_TO BE DONE:_ Copy all the data exactly, except the pictures.

[Start SUPPLIED INFORMATION]

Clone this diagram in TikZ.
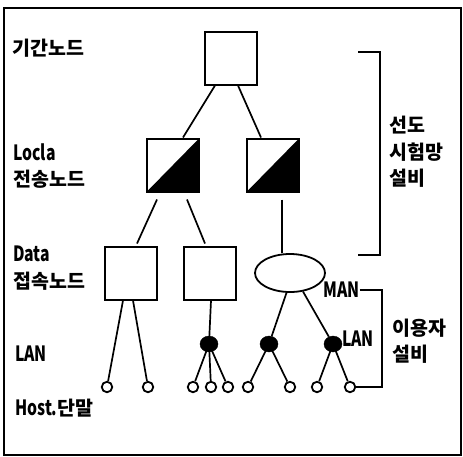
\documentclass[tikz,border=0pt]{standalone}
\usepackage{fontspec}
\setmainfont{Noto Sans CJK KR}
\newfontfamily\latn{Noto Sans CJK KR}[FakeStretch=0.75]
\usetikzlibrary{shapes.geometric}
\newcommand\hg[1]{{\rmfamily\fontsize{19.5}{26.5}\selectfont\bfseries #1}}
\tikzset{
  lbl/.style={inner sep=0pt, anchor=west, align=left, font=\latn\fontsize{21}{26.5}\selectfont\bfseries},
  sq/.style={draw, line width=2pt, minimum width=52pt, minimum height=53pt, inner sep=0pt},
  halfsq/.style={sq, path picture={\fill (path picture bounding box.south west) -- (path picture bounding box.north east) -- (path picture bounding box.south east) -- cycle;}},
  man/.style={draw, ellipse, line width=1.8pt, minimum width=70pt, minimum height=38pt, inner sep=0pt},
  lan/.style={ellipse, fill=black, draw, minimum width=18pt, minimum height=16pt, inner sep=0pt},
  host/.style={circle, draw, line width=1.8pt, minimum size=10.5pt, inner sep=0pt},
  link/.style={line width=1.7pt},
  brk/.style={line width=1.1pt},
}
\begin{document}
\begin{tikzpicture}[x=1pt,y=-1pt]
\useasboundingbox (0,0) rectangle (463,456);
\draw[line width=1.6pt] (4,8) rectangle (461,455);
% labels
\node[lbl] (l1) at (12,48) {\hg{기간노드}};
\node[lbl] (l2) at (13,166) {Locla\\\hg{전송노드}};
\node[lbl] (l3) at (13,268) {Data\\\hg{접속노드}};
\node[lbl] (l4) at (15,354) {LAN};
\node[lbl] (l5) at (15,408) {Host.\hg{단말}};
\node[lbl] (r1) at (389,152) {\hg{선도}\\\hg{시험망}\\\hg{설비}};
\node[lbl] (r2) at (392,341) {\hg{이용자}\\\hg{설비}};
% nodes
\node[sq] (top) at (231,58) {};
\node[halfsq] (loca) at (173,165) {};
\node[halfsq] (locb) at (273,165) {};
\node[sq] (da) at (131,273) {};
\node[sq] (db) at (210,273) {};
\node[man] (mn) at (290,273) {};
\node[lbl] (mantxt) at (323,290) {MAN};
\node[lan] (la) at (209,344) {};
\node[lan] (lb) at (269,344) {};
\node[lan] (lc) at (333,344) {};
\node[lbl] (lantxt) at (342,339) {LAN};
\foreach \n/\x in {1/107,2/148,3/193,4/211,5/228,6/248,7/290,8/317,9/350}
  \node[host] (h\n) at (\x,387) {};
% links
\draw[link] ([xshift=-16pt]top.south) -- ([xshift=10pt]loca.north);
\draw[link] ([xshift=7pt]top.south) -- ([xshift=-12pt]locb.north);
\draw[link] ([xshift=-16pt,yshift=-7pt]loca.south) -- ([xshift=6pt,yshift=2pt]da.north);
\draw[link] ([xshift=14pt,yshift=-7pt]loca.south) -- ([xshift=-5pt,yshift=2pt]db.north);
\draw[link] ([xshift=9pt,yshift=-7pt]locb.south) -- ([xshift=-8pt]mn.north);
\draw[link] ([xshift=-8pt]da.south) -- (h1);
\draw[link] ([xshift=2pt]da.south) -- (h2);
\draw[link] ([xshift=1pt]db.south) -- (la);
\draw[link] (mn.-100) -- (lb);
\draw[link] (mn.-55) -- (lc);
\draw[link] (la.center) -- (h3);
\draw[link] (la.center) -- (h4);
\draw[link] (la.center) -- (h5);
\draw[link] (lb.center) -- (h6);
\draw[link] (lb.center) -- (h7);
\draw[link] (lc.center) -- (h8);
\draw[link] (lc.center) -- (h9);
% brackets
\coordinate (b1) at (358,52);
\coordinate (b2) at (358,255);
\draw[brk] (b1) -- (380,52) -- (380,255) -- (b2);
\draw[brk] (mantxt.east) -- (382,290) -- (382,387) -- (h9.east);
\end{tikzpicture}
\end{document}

[End SUPPLIED INFORMATION]

_FINISHED EXERCISE:_
Clone this diagram in TikZ.
\documentclass[tikz,border=0pt]{standalone}
\usepackage{fontspec}
\setmainfont{Noto Sans CJK KR}
\newfontfamily\latn{Noto Sans CJK KR}[FakeStretch=0.75]
\usetikzlibrary{shapes.geometric}
\newcommand\hg[1]{{\rmfamily\fontsize{19.5}{26.5}\selectfont\bfseries #1}}
\tikzset{
  lbl/.style={inner sep=0pt, anchor=west, align=left, font=\latn\fontsize{21}{26.5}\selectfont\bfseries},
  sq/.style={draw, line width=2pt, minimum width=52pt, minimum height=53pt, inner sep=0pt},
  halfsq/.style={sq, path picture={\fill (path picture bounding box.south west) -- (path picture bounding box.north east) -- (path picture bounding box.south east) -- cycle;}},
  man/.style={draw, ellipse, line width=1.8pt, minimum width=70pt, minimum height=38pt, inner sep=0pt},
  lan/.style={ellipse, fill=black, draw, minimum width=18pt, minimum height=16pt, inner sep=0pt},
  host/.style={circle, draw, line width=1.8pt, minimum size=10.5pt, inner sep=0pt},
  link/.style={line width=1.7pt},
  brk/.style={line width=1.1pt},
}
\begin{document}
\begin{tikzpicture}[x=1pt,y=-1pt]
\useasboundingbox (0,0) rectangle (463,456);
\draw[line width=1.6pt] (4,8) rectangle (461,455);
% labels
\node[lbl] (l1) at (12,48) {\hg{기간노드}};
\node[lbl] (l2) at (13,166) {Locla\\\hg{전송노드}};
\node[lbl] (l3) at (13,268) {Data\\\hg{접속노드}};
\node[lbl] (l4) at (15,354) {LAN};
\node[lbl] (l5) at (15,408) {Host.\hg{단말}};
\node[lbl] (r1) at (389,152) {\hg{선도}\\\hg{시험망}\\\hg{설비}};
\node[lbl] (r2) at (392,341) {\hg{이용자}\\\hg{설비}};
% nodes
\node[sq] (top) at (231,58) {};
\node[halfsq] (loca) at (173,165) {};
\node[halfsq] (locb) at (273,165) {};
\node[sq] (da) at (131,273) {};
\node[sq] (db) at (210,273) {};
\node[man] (mn) at (290,273) {};
\node[lbl] (mantxt) at (323,290) {MAN};
\node[lan] (la) at (209,344) {};
\node[lan] (lb) at (269,344) {};
\node[lan] (lc) at (333,344) {};
\node[lbl] (lantxt) at (342,339) {LAN};
\foreach \n/\x in {1/107,2/148,3/193,4/211,5/228,6/248,7/290,8/317,9/350}
  \node[host] (h\n) at (\x,387) {};
% links
\draw[link] ([xshift=-16pt]top.south) -- ([xshift=10pt]loca.north);
\draw[link] ([xshift=7pt]top.south) -- ([xshift=-12pt]locb.north);
\draw[link] ([xshift=-16pt,yshift=-7pt]loca.south) -- ([xshift=6pt,yshift=2pt]da.north);
\draw[link] ([xshift=14pt,yshift=-7pt]loca.south) -- ([xshift=-5pt,yshift=2pt]db.north);
\draw[link] ([xshift=9pt,yshift=-7pt]locb.south) -- ([xshift=-8pt]mn.north);
\draw[link] ([xshift=-8pt]da.south) -- (h1);
\draw[link] ([xshift=2pt]da.south) -- (h2);
\draw[link] ([xshift=1pt]db.south) -- (la);
\draw[link] (mn.-100) -- (lb);
\draw[link] (mn.-55) -- (lc);
\draw[link] (la.center) -- (h3);
\draw[link] (la.center) -- (h4);
\draw[link] (la.center) -- (h5);
\draw[link] (lb.center) -- (h6);
\draw[link] (lb.center) -- (h7);
\draw[link] (lc.center) -- (h8);
\draw[link] (lc.center) -- (h9);
% brackets
\coordinate (b1) at (358,52);
\coordinate (b2) at (358,255);
\draw[brk] (b1) -- (380,52) -- (380,255) -- (b2);
\draw[brk] (mantxt.east) -- (382,290) -- (382,387) -- (h9.east);
\end{tikzpicture}
\end{document}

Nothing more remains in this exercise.